1. Heat oil in a saucepan over medium heat. Add garlic, onions, chilies, salt, pepper, fennel, mustard, fenugreek, and curry leaves; sauté, stirring occasionally, until golden-translucent.

2. Add coconut milk, curry powder, and tamarind paste. Bring to a boil, stirring to combine, then reduce the heat and simmer until the gravy has reduced by half. Serve hot with rice or bread.

Yummy Goop

Made brownies yesterday. Fussy recipe, but they honestly came out as delicious as I’ve ever imagined a brownie, so I can’t complain.

Couldn’t find our 8″ square pan, so made one batch in the scone pan (use plenty of Baker’s Joy, because brownies tend to stick), and one batch (with cherries) in a pie plate. Both delicious, though I think we could’ve added some foil to protect the edge of the cherry one and baked it just a little longer; the cherries put off enough moisture that the center is a little goopy.

Yummy goop, though. 🙂

Recipe: https://www.epicurious.com/…/best-cocoa-brownies-108346

Making Mango Fluff

Mango fluff recipe is over at the Serendib Kitchen blog: https://serendibkitchen.com/…/mango-lime-pineapple-fluff/

Along with a video of me and Kavi making it together:

https://serendibkitchen.com/2020/04/13/mango-fluff-2/

Kavi made this for me for…Mother’s Day? Something not so long ago. Very kid-friendly recipe.

I’ll note that you can totally use vegetarian gelatin for this. I haven’t been able to get vegetarian gelatin to set well enough for actual marshmallows yet, but it works fine for fluff.

I’m not sure how to make it vegan — I’d need a substitute for the Cool Whip, which has skimmed milk in it. I’m guessing you can whip coconut milk? I should try that sometime soon; if I can, then I can include it in the Vegan Serendib cookbook.

More of a Family Party

Mango fluff all done, although if I get a chance to cut up some fresh mango and use it to decorate the top I will — there’s crushed pineapple in there already, but fresh mango will make it a) tastier and b) prettier.

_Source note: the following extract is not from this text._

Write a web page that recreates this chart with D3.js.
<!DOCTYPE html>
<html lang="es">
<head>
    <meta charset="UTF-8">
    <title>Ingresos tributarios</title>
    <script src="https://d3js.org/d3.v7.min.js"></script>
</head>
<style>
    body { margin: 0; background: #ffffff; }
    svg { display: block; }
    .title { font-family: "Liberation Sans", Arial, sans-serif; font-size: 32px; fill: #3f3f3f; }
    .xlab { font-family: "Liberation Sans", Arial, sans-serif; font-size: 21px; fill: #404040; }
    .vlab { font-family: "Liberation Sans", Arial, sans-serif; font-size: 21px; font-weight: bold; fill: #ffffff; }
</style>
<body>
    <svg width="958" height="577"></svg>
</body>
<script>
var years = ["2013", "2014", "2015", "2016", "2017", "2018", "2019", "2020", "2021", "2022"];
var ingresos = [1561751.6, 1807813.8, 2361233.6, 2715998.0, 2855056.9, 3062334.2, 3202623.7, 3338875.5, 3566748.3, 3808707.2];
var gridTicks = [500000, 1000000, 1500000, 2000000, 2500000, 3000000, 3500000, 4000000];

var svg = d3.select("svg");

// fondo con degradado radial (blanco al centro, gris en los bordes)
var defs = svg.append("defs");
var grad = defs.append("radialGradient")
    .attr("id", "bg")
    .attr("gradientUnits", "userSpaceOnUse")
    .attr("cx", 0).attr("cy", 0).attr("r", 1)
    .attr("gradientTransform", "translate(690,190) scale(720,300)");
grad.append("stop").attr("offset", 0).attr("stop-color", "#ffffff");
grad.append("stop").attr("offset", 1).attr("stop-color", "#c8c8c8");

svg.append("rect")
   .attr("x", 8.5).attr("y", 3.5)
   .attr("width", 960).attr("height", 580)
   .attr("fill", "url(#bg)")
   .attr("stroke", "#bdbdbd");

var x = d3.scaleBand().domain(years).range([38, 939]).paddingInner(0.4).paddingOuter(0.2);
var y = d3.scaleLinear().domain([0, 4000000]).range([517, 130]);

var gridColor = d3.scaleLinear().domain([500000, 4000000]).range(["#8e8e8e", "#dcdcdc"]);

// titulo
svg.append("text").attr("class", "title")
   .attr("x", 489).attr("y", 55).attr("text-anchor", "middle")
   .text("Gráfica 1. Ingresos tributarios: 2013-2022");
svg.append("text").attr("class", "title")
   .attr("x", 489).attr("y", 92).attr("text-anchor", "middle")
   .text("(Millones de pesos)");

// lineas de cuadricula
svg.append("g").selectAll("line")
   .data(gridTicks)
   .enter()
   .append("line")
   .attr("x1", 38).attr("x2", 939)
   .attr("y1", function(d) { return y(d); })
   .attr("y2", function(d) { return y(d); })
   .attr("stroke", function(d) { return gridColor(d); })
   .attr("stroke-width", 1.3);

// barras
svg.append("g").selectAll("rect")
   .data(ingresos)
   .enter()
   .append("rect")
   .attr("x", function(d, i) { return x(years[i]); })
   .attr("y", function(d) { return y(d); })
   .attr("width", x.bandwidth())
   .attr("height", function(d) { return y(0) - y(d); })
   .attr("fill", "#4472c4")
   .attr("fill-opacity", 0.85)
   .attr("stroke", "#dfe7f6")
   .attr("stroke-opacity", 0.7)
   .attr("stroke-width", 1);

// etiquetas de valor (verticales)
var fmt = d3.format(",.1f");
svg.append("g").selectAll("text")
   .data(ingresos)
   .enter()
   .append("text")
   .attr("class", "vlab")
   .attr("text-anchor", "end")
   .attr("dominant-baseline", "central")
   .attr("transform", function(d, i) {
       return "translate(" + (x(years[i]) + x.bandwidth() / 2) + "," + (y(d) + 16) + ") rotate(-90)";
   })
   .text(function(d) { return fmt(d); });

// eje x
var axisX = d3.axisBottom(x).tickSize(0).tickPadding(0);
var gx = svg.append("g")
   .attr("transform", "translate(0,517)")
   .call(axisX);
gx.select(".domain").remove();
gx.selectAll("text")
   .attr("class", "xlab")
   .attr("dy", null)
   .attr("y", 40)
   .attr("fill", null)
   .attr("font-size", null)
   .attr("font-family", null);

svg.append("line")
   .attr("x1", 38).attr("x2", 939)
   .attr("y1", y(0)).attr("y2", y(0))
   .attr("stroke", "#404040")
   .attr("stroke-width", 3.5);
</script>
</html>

It’s also a little disconcerting not having all my pretty serveware, but I’m cooking at Jed’s and then transiting up to Alex and Christa’s, so I decided that foil trays really were the better part of valor here. I’m sure they have some pretty serveware I can use, but since I have to transport anyway, foil trays are just practical as heck. This is more of a family party than a formal party. 🙂

A Willingness to Chop Onions

Me: Sweetie, are you going to be up for a while?

Jed: Another hour or two.

Me: Can you dice five onions and slice five shallots so I have them ready to cook with in the morning?

Jed: Sure!

Reader, if you suspect that a common thread in my partners is their willingness to chop masses of onions for me, you would not be wrong.